La célibataire et la vieille fille

A l'exception près que la célibataire a remplacé la vieille fille. La vieille fille du classicisme hollywoodien avait ceci pour elle qu'elle revendiquait héroïquement un état considéré comme marginal. En visionnant les woman's pictures de l'époque on est frappé de constater la fadeur des personnages masculins. Il faut comprendre par là une autre acception du woman's picture comme film réservé aux femmes, où les hommes ne sont là que comme de pâles figures qui traversent le film temporairement. La non-conjugalité pouvait alors se comprendre positivement, on pouvait choisir la solitude d'un geste victorieux. Avec Mazursky apparaît l'idée du célibat comme état de marginalité temporaire mais vertigineux (parce que riche de possibilités et tout de même inquiétant) qui fera tout le miel idéologique de Sex and the City.

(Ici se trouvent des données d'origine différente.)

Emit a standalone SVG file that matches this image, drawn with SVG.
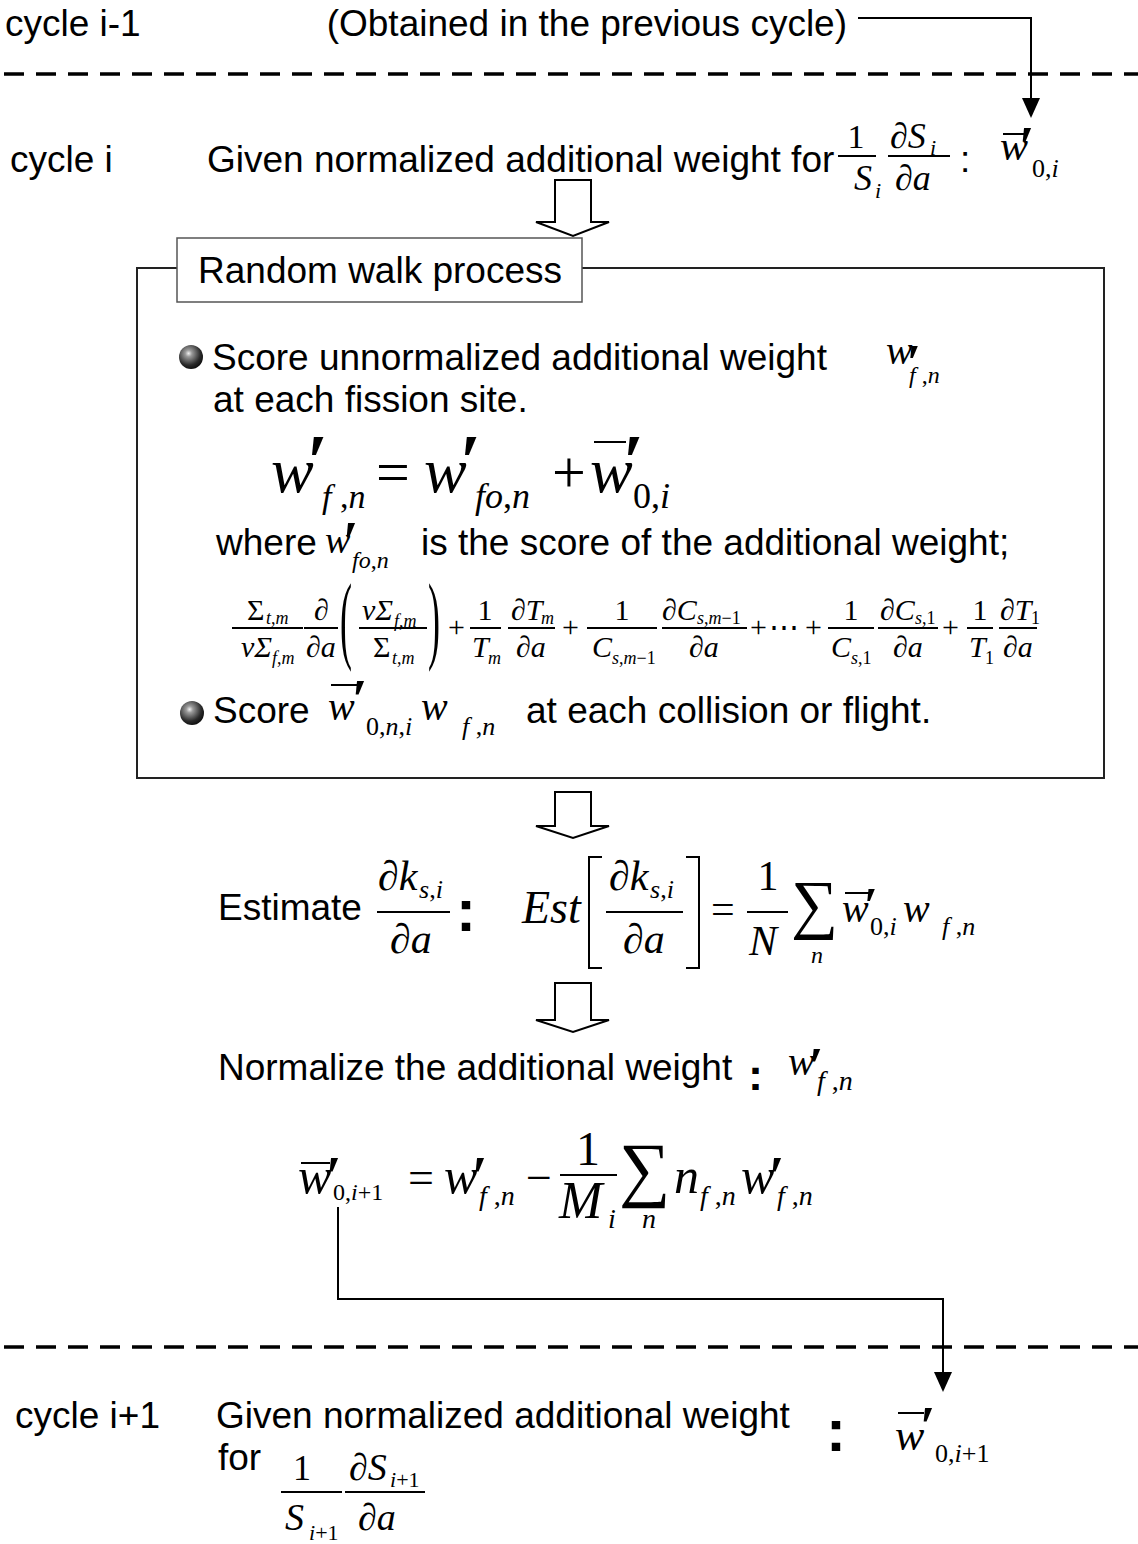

La célibataire, contrairement à la vieille fille, se trouve être dans un rapport de flirt permanent avec la gente masculine : dès lors qu'Erica est quittée par son mari, New-York redevient un terrain de chasse. Plus tard c'est Carrie Bradshaw qui envisagera New-York comme "la ville aux dix millions de célibataires." C'est peut-être toute la différence entre la vieille fille et la célibataire : la première exprime son refus d'être sur le marché de l'amour et du sexe, elle prône une définition du féminin qui se définirait loin des hommes, sa vie se passera en dehors de l'amour conjugal, tandis que la célibataire est peut-être la figure paradigmatique de l'amour comme addiction, tout à la fois voluptueux et aliénant.

Si Sex & the City est une série qui oscille entre cynisme et romantisme, Mazursky reste fondamentalement agrippé à l'idée de romance, d'amour comme substance en excès, là où il est vécu comme un partage d'intérêts communs dans Sex & the City. C'est la très belle scène finale de An unmarried woman où le nouveau petit ami peintre de Erica l'abandonne au beau milieu de la rue avec la toile géante qu'il vient de lui offrir. La toile, intransportable, matérialise le don d'amour, dans son outrance et son excès, qui embarrasse littéralement Erica. De quelle manière la comédie romantique future prendra ses distances d'avec le woman's pictures ? Par une façon qu'ont les héroïnes féminines d'abandonner toute idée de sacrifice (d'un homme, d'un enfant, d'une carrière) au profit d'une conception bien raisonnée du bien-être. Le woman's picture post-classique et la comédie romantique, dans leur volonté de restaurer le moi, de filmer des héroïnes qui estiment qu'elles méritent d'être heureuses, perdront quelque chose du feu sacré et morbide des woman's pictures classiques, une forme d'embrasement et d'assouvissement d'un instinct de mort typiquement féminin que n'autorise aucunement un amour visant à restaurer le moi.